More about HKUST
Scalable and Reliable Oversight for Large Language Models
PhD Thesis Proposal Defence
Title: "Scalable and Reliable Oversight for Large Language Models"
by
Mr. Zeyu QIN
Abstract:
Modern deep learning systems, and especially large language models, are
increasingly deployed in settings where failures are difficult to detect and
easy to conceal, including safety-critical interaction, reasoning-intensive
tasks, and open-ended agentic environments. In such settings, progress depends
not only on model scaling or stronger optimization, but also on whether the
mechanisms used to evaluate, supervise, and reinforce model behavior remain
scalable and reliable as tasks become more complex. This dissertation
investigates this problem through the lens of scalable and reliable oversight:
the design of evaluation, supervision, critique, and reward mechanisms that
remain effective under distribution shift, data scarcity, and proxy
exploitation.
The dissertation develops this perspective through four concrete oversight
problems.
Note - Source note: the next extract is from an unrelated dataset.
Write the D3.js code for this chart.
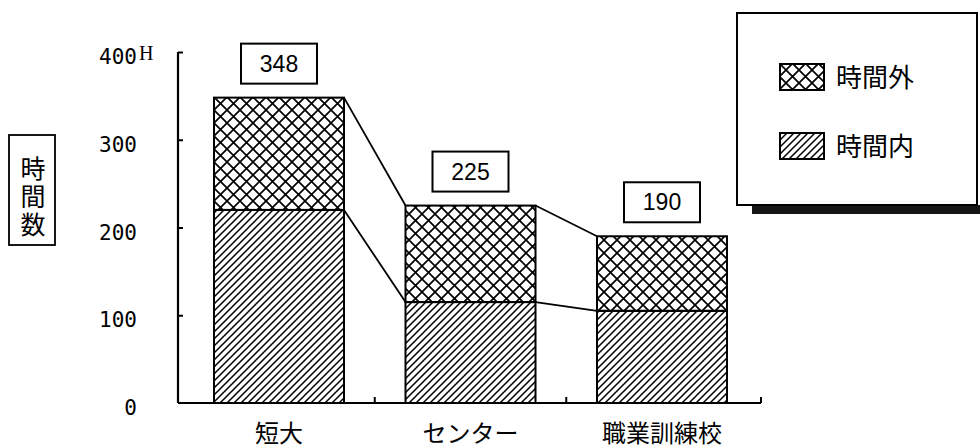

First, using backdoor purification as a case study, it shows that
standard robustness metrics of deep learning models can overestimate safety by
failing to detect the persistence of harmful features, thereby motivating more
faithful evaluation and robustness analysis. Second, it revisits the
out-of-distribution generalization problem in safety alignment, shows that
pretrained models already contain substantial latent safety knowledge, and
introduces Safety Reasoning with Guidelines, a framework that improves safety
generalization by training models to reason explicitly with structured safety
guidelines.
Third, it addresses the challenge of constructing high-quality synthetic
reasoning data at scale when human supervision is scarce. It presents
SynthLLM, a framework for document-grounded question synthesis, and shows that
the resulting data follows a predictable scaling law, with downstream
performance improving consistently as data volume increases. Fourth, it
extends oversight to open-ended reinforcement learning settings without
deterministic verifiers, proposing a rubric-based framework in which
structured rubrics serve as interpretable anchors for evaluation, reward
construction, and policy optimization.
Taken together, these studies support a unified view: scalable oversight is
insufficient if it is not reliable, and reliable oversight is insufficient if
it cannot scale. The central contribution of this dissertation is to connect
faithful evaluation, structured safety supervision, scalable synthetic
reasoning data, and rubric-based reward design within a common framework for
judging, guiding, and optimizing large language models.
Date: Monday, 4 May 2026
Time: 1:30pm - 3:00pm
Venue: Room 2126A
Lift 22
Committee Members: Dr. Shuai Wang (Supervisor)
Dr. Yangqiu Song (Chairperson)
Dr. Dan Xu